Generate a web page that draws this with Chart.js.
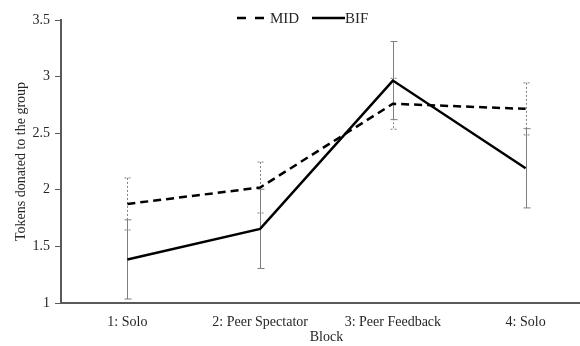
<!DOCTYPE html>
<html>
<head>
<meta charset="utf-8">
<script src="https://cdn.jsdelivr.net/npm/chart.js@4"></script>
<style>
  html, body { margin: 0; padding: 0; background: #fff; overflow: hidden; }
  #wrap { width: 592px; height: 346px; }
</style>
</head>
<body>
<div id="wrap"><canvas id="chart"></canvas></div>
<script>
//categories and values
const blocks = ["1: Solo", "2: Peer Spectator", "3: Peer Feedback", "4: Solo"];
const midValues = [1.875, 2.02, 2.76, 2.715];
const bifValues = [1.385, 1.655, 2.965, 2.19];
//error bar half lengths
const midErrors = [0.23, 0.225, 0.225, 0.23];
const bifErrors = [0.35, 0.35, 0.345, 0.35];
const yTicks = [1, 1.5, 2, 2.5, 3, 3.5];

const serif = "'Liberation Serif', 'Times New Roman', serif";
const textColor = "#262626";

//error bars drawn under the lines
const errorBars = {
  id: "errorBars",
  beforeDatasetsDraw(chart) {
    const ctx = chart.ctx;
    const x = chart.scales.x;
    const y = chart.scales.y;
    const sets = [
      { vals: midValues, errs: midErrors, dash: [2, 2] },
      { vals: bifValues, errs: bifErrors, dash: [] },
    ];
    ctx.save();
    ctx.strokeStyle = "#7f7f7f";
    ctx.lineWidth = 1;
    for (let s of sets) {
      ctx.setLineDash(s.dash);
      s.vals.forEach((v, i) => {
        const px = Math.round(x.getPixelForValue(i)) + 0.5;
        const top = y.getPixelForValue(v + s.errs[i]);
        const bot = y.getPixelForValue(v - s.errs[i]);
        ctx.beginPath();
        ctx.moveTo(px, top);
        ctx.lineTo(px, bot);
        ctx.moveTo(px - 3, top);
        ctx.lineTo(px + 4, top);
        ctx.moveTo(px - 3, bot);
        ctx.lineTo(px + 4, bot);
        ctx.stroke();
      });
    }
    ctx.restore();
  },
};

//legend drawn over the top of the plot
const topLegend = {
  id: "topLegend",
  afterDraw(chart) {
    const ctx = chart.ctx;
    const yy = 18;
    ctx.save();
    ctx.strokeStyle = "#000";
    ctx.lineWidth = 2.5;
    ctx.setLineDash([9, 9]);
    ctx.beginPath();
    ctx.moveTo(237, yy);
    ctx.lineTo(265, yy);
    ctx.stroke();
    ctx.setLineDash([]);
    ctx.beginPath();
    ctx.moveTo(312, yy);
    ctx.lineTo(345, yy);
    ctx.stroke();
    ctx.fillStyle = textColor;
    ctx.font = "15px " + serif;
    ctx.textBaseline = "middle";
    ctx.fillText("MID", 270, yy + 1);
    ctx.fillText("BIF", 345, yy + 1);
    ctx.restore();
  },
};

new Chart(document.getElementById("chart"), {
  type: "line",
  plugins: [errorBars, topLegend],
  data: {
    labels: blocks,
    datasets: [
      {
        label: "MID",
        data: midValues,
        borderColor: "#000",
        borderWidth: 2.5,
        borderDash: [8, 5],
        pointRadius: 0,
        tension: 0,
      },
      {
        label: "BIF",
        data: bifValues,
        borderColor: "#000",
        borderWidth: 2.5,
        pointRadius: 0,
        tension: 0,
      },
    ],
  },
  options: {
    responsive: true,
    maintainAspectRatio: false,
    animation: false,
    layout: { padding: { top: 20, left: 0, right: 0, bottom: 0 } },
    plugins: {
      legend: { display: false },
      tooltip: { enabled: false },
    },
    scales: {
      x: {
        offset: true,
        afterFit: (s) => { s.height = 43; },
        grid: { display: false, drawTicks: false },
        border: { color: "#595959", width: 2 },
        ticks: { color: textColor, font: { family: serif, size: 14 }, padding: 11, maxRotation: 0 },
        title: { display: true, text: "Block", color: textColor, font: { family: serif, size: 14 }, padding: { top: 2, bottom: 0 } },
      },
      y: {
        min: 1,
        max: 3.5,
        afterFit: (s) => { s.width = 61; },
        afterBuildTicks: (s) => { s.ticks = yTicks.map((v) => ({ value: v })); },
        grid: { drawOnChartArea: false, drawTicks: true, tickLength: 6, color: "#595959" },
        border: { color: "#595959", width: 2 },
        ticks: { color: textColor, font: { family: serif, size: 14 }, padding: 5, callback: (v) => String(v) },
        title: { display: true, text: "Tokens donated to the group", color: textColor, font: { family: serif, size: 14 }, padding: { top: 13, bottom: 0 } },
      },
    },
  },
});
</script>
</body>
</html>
○ ○ ○ ○ ○
> [Task prompt]: Using the data above, print every line exactly, omitting pictures.

> [Answer to the exercise]:
Generate a web page that draws this with Chart.js.
<!DOCTYPE html>
<html>
<head>
<meta charset="utf-8">
<script src="https://cdn.jsdelivr.net/npm/chart.js@4"></script>
<style>
  html, body { margin: 0; padding: 0; background: #fff; overflow: hidden; }
  #wrap { width: 592px; height: 346px; }
</style>
</head>
<body>
<div id="wrap"><canvas id="chart"></canvas></div>
<script>
//categories and values
const blocks = ["1: Solo", "2: Peer Spectator", "3: Peer Feedback", "4: Solo"];
const midValues = [1.875, 2.02, 2.76, 2.715];
const bifValues = [1.385, 1.655, 2.965, 2.19];
//error bar half lengths
const midErrors = [0.23, 0.225, 0.225, 0.23];
const bifErrors = [0.35, 0.35, 0.345, 0.35];
const yTicks = [1, 1.5, 2, 2.5, 3, 3.5];

const serif = "'Liberation Serif', 'Times New Roman', serif";
const textColor = "#262626";

//error bars drawn under the lines
const errorBars = {
  id: "errorBars",
  beforeDatasetsDraw(chart) {
    const ctx = chart.ctx;
    const x = chart.scales.x;
    const y = chart.scales.y;
    const sets = [
      { vals: midValues, errs: midErrors, dash: [2, 2] },
      { vals: bifValues, errs: bifErrors, dash: [] },
    ];
    ctx.save();
    ctx.strokeStyle = "#7f7f7f";
    ctx.lineWidth = 1;
    for (let s of sets) {
      ctx.setLineDash(s.dash);
      s.vals.forEach((v, i) => {
        const px = Math.round(x.getPixelForValue(i)) + 0.5;
        const top = y.getPixelForValue(v + s.errs[i]);
        const bot = y.getPixelForValue(v - s.errs[i]);
        ctx.beginPath();
        ctx.moveTo(px, top);
        ctx.lineTo(px, bot);
        ctx.moveTo(px - 3, top);
        ctx.lineTo(px + 4, top);
        ctx.moveTo(px - 3, bot);
        ctx.lineTo(px + 4, bot);
        ctx.stroke();
      });
    }
    ctx.restore();
  },
};

//legend drawn over the top of the plot
const topLegend = {
  id: "topLegend",
  afterDraw(chart) {
    const ctx = chart.ctx;
    const yy = 18;
    ctx.save();
    ctx.strokeStyle = "#000";
    ctx.lineWidth = 2.5;
    ctx.setLineDash([9, 9]);
    ctx.beginPath();
    ctx.moveTo(237, yy);
    ctx.lineTo(265, yy);
    ctx.stroke();
    ctx.setLineDash([]);
    ctx.beginPath();
    ctx.moveTo(312, yy);
    ctx.lineTo(345, yy);
    ctx.stroke();
    ctx.fillStyle = textColor;
    ctx.font = "15px " + serif;
    ctx.textBaseline = "middle";
    ctx.fillText("MID", 270, yy + 1);
    ctx.fillText("BIF", 345, yy + 1);
    ctx.restore();
  },
};

new Chart(document.getElementById("chart"), {
  type: "line",
  plugins: [errorBars, topLegend],
  data: {
    labels: blocks,
    datasets: [
      {
        label: "MID",
        data: midValues,
        borderColor: "#000",
        borderWidth: 2.5,
        borderDash: [8, 5],
        pointRadius: 0,
        tension: 0,
      },
      {
        label: "BIF",
        data: bifValues,
        borderColor: "#000",
        borderWidth: 2.5,
        pointRadius: 0,
        tension: 0,
      },
    ],
  },
  options: {
    responsive: true,
    maintainAspectRatio: false,
    animation: false,
    layout: { padding: { top: 20, left: 0, right: 0, bottom: 0 } },
    plugins: {
      legend: { display: false },
      tooltip: { enabled: false },
    },
    scales: {
      x: {
        offset: true,
        afterFit: (s) => { s.height = 43; },
        grid: { display: false, drawTicks: false },
        border: { color: "#595959", width: 2 },
        ticks: { color: textColor, font: { family: serif, size: 14 }, padding: 11, maxRotation: 0 },
        title: { display: true, text: "Block", color: textColor, font: { family: serif, size: 14 }, padding: { top: 2, bottom: 0 } },
      },
      y: {
        min: 1,
        max: 3.5,
        afterFit: (s) => { s.width = 61; },
        afterBuildTicks: (s) => { s.ticks = yTicks.map((v) => ({ value: v })); },
        grid: { drawOnChartArea: false, drawTicks: true, tickLength: 6, color: "#595959" },
        border: { color: "#595959", width: 2 },
        ticks: { color: textColor, font: { family: serif, size: 14 }, padding: 5, callback: (v) => String(v) },
        title: { display: true, text: "Tokens donated to the group", color: textColor, font: { family: serif, size: 14 }, padding: { top: 13, bottom: 0 } },
      },
    },
  },
});
</script>
</body>
</html>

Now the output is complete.